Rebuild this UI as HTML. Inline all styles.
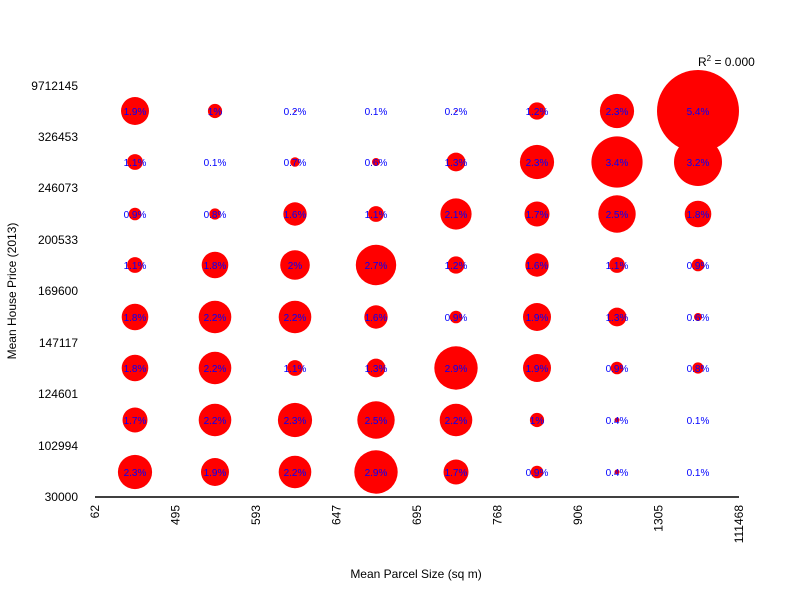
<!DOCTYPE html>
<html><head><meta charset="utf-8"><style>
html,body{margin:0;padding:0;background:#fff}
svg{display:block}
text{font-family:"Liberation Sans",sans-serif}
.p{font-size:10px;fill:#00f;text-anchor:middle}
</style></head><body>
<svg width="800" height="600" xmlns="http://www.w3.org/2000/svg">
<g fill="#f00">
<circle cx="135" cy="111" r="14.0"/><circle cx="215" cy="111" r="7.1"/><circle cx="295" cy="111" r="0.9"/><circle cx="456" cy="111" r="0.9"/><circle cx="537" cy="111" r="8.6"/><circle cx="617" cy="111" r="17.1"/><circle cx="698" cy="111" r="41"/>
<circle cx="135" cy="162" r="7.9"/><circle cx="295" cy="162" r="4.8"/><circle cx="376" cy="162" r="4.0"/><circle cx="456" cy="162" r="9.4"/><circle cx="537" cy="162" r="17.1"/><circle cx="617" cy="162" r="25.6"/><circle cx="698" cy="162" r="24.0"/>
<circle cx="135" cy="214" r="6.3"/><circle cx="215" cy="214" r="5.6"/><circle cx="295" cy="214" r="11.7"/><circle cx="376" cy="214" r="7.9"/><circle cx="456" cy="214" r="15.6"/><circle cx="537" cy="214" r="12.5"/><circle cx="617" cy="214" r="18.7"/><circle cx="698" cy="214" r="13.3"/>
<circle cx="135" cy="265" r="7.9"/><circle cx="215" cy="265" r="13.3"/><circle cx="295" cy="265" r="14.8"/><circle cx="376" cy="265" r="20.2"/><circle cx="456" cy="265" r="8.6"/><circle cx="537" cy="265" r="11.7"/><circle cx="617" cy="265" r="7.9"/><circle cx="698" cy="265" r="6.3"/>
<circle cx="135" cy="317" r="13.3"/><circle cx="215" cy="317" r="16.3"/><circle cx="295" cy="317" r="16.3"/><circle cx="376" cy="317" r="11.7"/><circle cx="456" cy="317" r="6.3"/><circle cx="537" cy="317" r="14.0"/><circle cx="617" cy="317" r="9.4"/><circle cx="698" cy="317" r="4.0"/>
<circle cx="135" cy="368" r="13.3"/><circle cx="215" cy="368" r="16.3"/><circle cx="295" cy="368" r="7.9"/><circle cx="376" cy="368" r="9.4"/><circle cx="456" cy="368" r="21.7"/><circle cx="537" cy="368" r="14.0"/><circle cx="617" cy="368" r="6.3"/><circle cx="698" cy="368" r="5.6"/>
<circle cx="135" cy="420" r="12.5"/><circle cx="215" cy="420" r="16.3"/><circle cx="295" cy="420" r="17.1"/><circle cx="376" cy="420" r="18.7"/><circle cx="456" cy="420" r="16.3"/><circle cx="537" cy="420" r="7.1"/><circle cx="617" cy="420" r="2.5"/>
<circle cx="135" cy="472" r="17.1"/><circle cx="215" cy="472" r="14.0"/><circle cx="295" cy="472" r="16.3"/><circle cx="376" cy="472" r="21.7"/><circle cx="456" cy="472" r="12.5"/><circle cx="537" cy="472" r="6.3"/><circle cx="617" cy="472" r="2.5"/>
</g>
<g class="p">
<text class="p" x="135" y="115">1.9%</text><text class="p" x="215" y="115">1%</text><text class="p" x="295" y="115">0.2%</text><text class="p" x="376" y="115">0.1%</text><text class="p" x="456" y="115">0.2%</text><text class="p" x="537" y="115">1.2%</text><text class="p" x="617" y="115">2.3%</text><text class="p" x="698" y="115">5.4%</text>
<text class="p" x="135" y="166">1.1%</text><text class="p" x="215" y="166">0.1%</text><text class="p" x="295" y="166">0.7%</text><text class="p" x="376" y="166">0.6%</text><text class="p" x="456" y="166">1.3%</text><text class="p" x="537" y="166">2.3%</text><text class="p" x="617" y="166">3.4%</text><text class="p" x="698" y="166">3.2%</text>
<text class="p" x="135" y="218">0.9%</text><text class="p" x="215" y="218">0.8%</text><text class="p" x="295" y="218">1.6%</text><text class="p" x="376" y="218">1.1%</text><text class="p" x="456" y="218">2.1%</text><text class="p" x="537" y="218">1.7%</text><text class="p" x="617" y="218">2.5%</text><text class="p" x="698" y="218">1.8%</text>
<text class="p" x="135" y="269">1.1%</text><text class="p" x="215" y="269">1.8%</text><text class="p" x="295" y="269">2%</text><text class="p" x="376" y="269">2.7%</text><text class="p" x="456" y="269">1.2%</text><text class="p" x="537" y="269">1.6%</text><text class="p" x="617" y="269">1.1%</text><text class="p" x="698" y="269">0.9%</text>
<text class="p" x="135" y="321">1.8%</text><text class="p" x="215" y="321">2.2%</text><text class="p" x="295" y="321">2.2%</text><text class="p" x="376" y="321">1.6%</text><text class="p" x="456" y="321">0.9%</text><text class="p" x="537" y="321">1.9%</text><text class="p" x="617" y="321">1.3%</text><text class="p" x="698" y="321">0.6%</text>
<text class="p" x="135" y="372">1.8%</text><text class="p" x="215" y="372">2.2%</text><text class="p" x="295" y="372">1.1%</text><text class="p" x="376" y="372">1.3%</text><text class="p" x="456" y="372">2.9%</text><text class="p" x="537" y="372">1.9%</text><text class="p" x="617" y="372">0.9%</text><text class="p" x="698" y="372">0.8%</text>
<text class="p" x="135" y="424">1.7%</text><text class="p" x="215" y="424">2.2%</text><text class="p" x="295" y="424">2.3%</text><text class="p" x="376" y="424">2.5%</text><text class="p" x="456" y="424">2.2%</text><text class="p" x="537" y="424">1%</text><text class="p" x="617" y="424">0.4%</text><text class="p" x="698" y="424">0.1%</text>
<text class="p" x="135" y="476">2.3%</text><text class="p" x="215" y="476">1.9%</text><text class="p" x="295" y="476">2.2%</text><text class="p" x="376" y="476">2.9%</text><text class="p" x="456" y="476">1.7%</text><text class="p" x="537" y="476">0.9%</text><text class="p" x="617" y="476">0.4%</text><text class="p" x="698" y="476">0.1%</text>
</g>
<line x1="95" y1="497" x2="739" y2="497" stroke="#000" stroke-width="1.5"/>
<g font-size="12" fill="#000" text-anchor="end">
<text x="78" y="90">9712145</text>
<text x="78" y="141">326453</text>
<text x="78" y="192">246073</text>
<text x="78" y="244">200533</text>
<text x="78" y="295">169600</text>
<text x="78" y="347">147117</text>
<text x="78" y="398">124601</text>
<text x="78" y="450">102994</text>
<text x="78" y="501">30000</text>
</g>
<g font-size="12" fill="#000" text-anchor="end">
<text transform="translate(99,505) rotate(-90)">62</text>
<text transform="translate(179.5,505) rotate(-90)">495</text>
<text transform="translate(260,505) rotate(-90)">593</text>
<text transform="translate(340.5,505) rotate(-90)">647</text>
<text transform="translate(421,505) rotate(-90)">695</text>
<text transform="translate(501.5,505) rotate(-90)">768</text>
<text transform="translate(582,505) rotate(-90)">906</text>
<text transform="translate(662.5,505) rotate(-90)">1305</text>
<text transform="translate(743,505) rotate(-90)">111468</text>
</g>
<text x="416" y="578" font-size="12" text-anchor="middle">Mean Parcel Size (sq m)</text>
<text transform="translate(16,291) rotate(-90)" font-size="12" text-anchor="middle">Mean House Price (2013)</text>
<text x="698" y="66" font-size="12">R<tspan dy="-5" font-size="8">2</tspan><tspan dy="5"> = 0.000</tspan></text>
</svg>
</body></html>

--------------------------------

[What is being asked] Copy out each line word for word, please, skipping the images.

[Exercise response]
Rebuild this UI as HTML. Inline all styles.
<!DOCTYPE html>
<html><head><meta charset="utf-8"><style>
html,body{margin:0;padding:0;background:#fff}
svg{display:block}
text{font-family:"Liberation Sans",sans-serif}
.p{font-size:10px;fill:#00f;text-anchor:middle}
</style></head><body>
<svg width="800" height="600" xmlns="http://www.w3.org/2000/svg">
<g fill="#f00">
<circle cx="135" cy="111" r="14.0"/><circle cx="215" cy="111" r="7.1"/><circle cx="295" cy="111" r="0.9"/><circle cx="456" cy="111" r="0.9"/><circle cx="537" cy="111" r="8.6"/><circle cx="617" cy="111" r="17.1"/><circle cx="698" cy="111" r="41"/>
<circle cx="135" cy="162" r="7.9"/><circle cx="295" cy="162" r="4.8"/><circle cx="376" cy="162" r="4.0"/><circle cx="456" cy="162" r="9.4"/><circle cx="537" cy="162" r="17.1"/><circle cx="617" cy="162" r="25.6"/><circle cx="698" cy="162" r="24.0"/>
<circle cx="135" cy="214" r="6.3"/><circle cx="215" cy="214" r="5.6"/><circle cx="295" cy="214" r="11.7"/><circle cx="376" cy="214" r="7.9"/><circle cx="456" cy="214" r="15.6"/><circle cx="537" cy="214" r="12.5"/><circle cx="617" cy="214" r="18.7"/><circle cx="698" cy="214" r="13.3"/>
<circle cx="135" cy="265" r="7.9"/><circle cx="215" cy="265" r="13.3"/><circle cx="295" cy="265" r="14.8"/><circle cx="376" cy="265" r="20.2"/><circle cx="456" cy="265" r="8.6"/><circle cx="537" cy="265" r="11.7"/><circle cx="617" cy="265" r="7.9"/><circle cx="698" cy="265" r="6.3"/>
<circle cx="135" cy="317" r="13.3"/><circle cx="215" cy="317" r="16.3"/><circle cx="295" cy="317" r="16.3"/><circle cx="376" cy="317" r="11.7"/><circle cx="456" cy="317" r="6.3"/><circle cx="537" cy="317" r="14.0"/><circle cx="617" cy="317" r="9.4"/><circle cx="698" cy="317" r="4.0"/>
<circle cx="135" cy="368" r="13.3"/><circle cx="215" cy="368" r="16.3"/><circle cx="295" cy="368" r="7.9"/><circle cx="376" cy="368" r="9.4"/><circle cx="456" cy="368" r="21.7"/><circle cx="537" cy="368" r="14.0"/><circle cx="617" cy="368" r="6.3"/><circle cx="698" cy="368" r="5.6"/>
<circle cx="135" cy="420" r="12.5"/><circle cx="215" cy="420" r="16.3"/><circle cx="295" cy="420" r="17.1"/><circle cx="376" cy="420" r="18.7"/><circle cx="456" cy="420" r="16.3"/><circle cx="537" cy="420" r="7.1"/><circle cx="617" cy="420" r="2.5"/>
<circle cx="135" cy="472" r="17.1"/><circle cx="215" cy="472" r="14.0"/><circle cx="295" cy="472" r="16.3"/><circle cx="376" cy="472" r="21.7"/><circle cx="456" cy="472" r="12.5"/><circle cx="537" cy="472" r="6.3"/><circle cx="617" cy="472" r="2.5"/>
</g>
<g class="p">
<text class="p" x="135" y="115">1.9%</text><text class="p" x="215" y="115">1%</text><text class="p" x="295" y="115">0.2%</text><text class="p" x="376" y="115">0.1%</text><text class="p" x="456" y="115">0.2%</text><text class="p" x="537" y="115">1.2%</text><text class="p" x="617" y="115">2.3%</text><text class="p" x="698" y="115">5.4%</text>
<text class="p" x="135" y="166">1.1%</text><text class="p" x="215" y="166">0.1%</text><text class="p" x="295" y="166">0.7%</text><text class="p" x="376" y="166">0.6%</text><text class="p" x="456" y="166">1.3%</text><text class="p" x="537" y="166">2.3%</text><text class="p" x="617" y="166">3.4%</text><text class="p" x="698" y="166">3.2%</text>
<text class="p" x="135" y="218">0.9%</text><text class="p" x="215" y="218">0.8%</text><text class="p" x="295" y="218">1.6%</text><text class="p" x="376" y="218">1.1%</text><text class="p" x="456" y="218">2.1%</text><text class="p" x="537" y="218">1.7%</text><text class="p" x="617" y="218">2.5%</text><text class="p" x="698" y="218">1.8%</text>
<text class="p" x="135" y="269">1.1%</text><text class="p" x="215" y="269">1.8%</text><text class="p" x="295" y="269">2%</text><text class="p" x="376" y="269">2.7%</text><text class="p" x="456" y="269">1.2%</text><text class="p" x="537" y="269">1.6%</text><text class="p" x="617" y="269">1.1%</text><text class="p" x="698" y="269">0.9%</text>
<text class="p" x="135" y="321">1.8%</text><text class="p" x="215" y="321">2.2%</text><text class="p" x="295" y="321">2.2%</text><text class="p" x="376" y="321">1.6%</text><text class="p" x="456" y="321">0.9%</text><text class="p" x="537" y="321">1.9%</text><text class="p" x="617" y="321">1.3%</text><text class="p" x="698" y="321">0.6%</text>
<text class="p" x="135" y="372">1.8%</text><text class="p" x="215" y="372">2.2%</text><text class="p" x="295" y="372">1.1%</text><text class="p" x="376" y="372">1.3%</text><text class="p" x="456" y="372">2.9%</text><text class="p" x="537" y="372">1.9%</text><text class="p" x="617" y="372">0.9%</text><text class="p" x="698" y="372">0.8%</text>
<text class="p" x="135" y="424">1.7%</text><text class="p" x="215" y="424">2.2%</text><text class="p" x="295" y="424">2.3%</text><text class="p" x="376" y="424">2.5%</text><text class="p" x="456" y="424">2.2%</text><text class="p" x="537" y="424">1%</text><text class="p" x="617" y="424">0.4%</text><text class="p" x="698" y="424">0.1%</text>
<text class="p" x="135" y="476">2.3%</text><text class="p" x="215" y="476">1.9%</text><text class="p" x="295" y="476">2.2%</text><text class="p" x="376" y="476">2.9%</text><text class="p" x="456" y="476">1.7%</text><text class="p" x="537" y="476">0.9%</text><text class="p" x="617" y="476">0.4%</text><text class="p" x="698" y="476">0.1%</text>
</g>
<line x1="95" y1="497" x2="739" y2="497" stroke="#000" stroke-width="1.5"/>
<g font-size="12" fill="#000" text-anchor="end">
<text x="78" y="90">9712145</text>
<text x="78" y="141">326453</text>
<text x="78" y="192">246073</text>
<text x="78" y="244">200533</text>
<text x="78" y="295">169600</text>
<text x="78" y="347">147117</text>
<text x="78" y="398">124601</text>
<text x="78" y="450">102994</text>
<text x="78" y="501">30000</text>
</g>
<g font-size="12" fill="#000" text-anchor="end">
<text transform="translate(99,505) rotate(-90)">62</text>
<text transform="translate(179.5,505) rotate(-90)">495</text>
<text transform="translate(260,505) rotate(-90)">593</text>
<text transform="translate(340.5,505) rotate(-90)">647</text>
<text transform="translate(421,505) rotate(-90)">695</text>
<text transform="translate(501.5,505) rotate(-90)">768</text>
<text transform="translate(582,505) rotate(-90)">906</text>
<text transform="translate(662.5,505) rotate(-90)">1305</text>
<text transform="translate(743,505) rotate(-90)">111468</text>
</g>
<text x="416" y="578" font-size="12" text-anchor="middle">Mean Parcel Size (sq m)</text>
<text transform="translate(16,291) rotate(-90)" font-size="12" text-anchor="middle">Mean House Price (2013)</text>
<text x="698" y="66" font-size="12">R<tspan dy="-5" font-size="8">2</tspan><tspan dy="5"> = 0.000</tspan></text>
</svg>
</body></html>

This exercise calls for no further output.